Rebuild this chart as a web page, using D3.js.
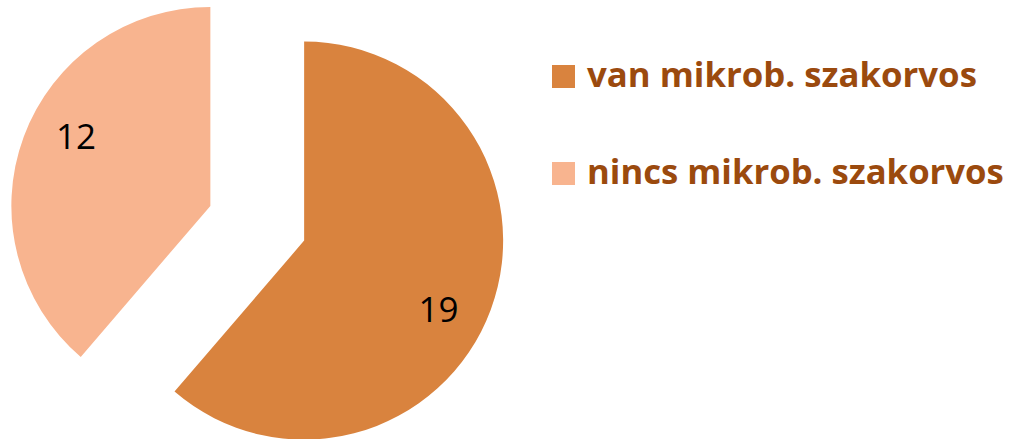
<!DOCTYPE html>
<html><head><meta charset="utf-8">
<script src="https://cdn.jsdelivr.net/npm/d3@7"></script>
<style>html,body{margin:0;padding:0;background:#fff;}svg{display:block;}</style>
</head><body>
<svg id="chart" width="1011" height="439"></svg>
<script>
const categories = ["van mikrob. szakorvos", "nincs mikrob. szakorvos"];
const values = [19, 12];
const colors = ["#D9833E", "#F8B48F"];

const svg = d3.select("#chart");
const W = 1011, H = 439;
const cx = 257.25, cy = 223.25, R = 199, explode = 50;

const pie = d3.pie().sort(null).value(d => d.v);
const arcs = pie(categories.map((c, i) => ({c, v: values[i], color: colors[i]})));
const arc = d3.arc().innerRadius(0).outerRadius(R);

const g = svg.append("g").attr("transform", `translate(${cx},${cy})`);
const slices = g.selectAll("g.slice").data(arcs).join("g")
  .attr("class", "slice")
  .attr("transform", d => {
    const a = (d.startAngle + d.endAngle) / 2;
    return `translate(${explode * Math.sin(a)},${-explode * Math.cos(a)})`;
  });
slices.append("path").attr("d", arc).attr("fill", d => d.data.color);
slices.append("text")
  .attr("x", d => { const a = (d.startAngle + d.endAngle) / 2 + 0.12; return 151 * Math.sin(a); })
  .attr("y", d => { const a = (d.startAngle + d.endAngle) / 2 + 0.12; return -151 * Math.cos(a); })
  .attr("text-anchor", "middle")
  .attr("dy", "0.36em")
  .attr("font-family", "'Open Sans', sans-serif")
  .attr("font-size", 35)
  .attr("fill", "#000")
  .text(d => d.data.v);

// legend
const legend = svg.append("g");
const ly = [65, 162];
const targetW = [390, 417];
categories.forEach((c, i) => {
  legend.append("rect").attr("x", 552).attr("y", ly[i]).attr("width", 23).attr("height", 23)
    .attr("fill", colors[i]);
  const t = legend.append("text").attr("x", 587).attr("y", ly[i] + 22)
    .attr("font-family", "'Open Sans', sans-serif").attr("font-weight", "bold")
    .attr("font-size", 32).attr("fill", "#9B4A0E").text(c);
  const w = t.node().getComputedTextLength();
  t.attr("font-size", 32 * targetW[i] / w);
});
</script>
</body></html>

_WHAT TO PRODUCE:_ Write out the material above again, word for word, minus its pictures.

_COMPLETE RESPONSE:_
Rebuild this chart as a web page, using D3.js.
<!DOCTYPE html>
<html><head><meta charset="utf-8">
<script src="https://cdn.jsdelivr.net/npm/d3@7"></script>
<style>html,body{margin:0;padding:0;background:#fff;}svg{display:block;}</style>
</head><body>
<svg id="chart" width="1011" height="439"></svg>
<script>
const categories = ["van mikrob. szakorvos", "nincs mikrob. szakorvos"];
const values = [19, 12];
const colors = ["#D9833E", "#F8B48F"];

const svg = d3.select("#chart");
const W = 1011, H = 439;
const cx = 257.25, cy = 223.25, R = 199, explode = 50;

const pie = d3.pie().sort(null).value(d => d.v);
const arcs = pie(categories.map((c, i) => ({c, v: values[i], color: colors[i]})));
const arc = d3.arc().innerRadius(0).outerRadius(R);

const g = svg.append("g").attr("transform", `translate(${cx},${cy})`);
const slices = g.selectAll("g.slice").data(arcs).join("g")
  .attr("class", "slice")
  .attr("transform", d => {
    const a = (d.startAngle + d.endAngle) / 2;
    return `translate(${explode * Math.sin(a)},${-explode * Math.cos(a)})`;
  });
slices.append("path").attr("d", arc).attr("fill", d => d.data.color);
slices.append("text")
  .attr("x", d => { const a = (d.startAngle + d.endAngle) / 2 + 0.12; return 151 * Math.sin(a); })
  .attr("y", d => { const a = (d.startAngle + d.endAngle) / 2 + 0.12; return -151 * Math.cos(a); })
  .attr("text-anchor", "middle")
  .attr("dy", "0.36em")
  .attr("font-family", "'Open Sans', sans-serif")
  .attr("font-size", 35)
  .attr("fill", "#000")
  .text(d => d.data.v);

// legend
const legend = svg.append("g");
const ly = [65, 162];
const targetW = [390, 417];
categories.forEach((c, i) => {
  legend.append("rect").attr("x", 552).attr("y", ly[i]).attr("width", 23).attr("height", 23)
    .attr("fill", colors[i]);
  const t = legend.append("text").attr("x", 587).attr("y", ly[i] + 22)
    .attr("font-family", "'Open Sans', sans-serif").attr("font-weight", "bold")
    .attr("font-size", 32).attr("fill", "#9B4A0E").text(c);
  const w = t.node().getComputedTextLength();
  t.attr("font-size", 32 * targetW[i] / w);
});
</script>
</body></html>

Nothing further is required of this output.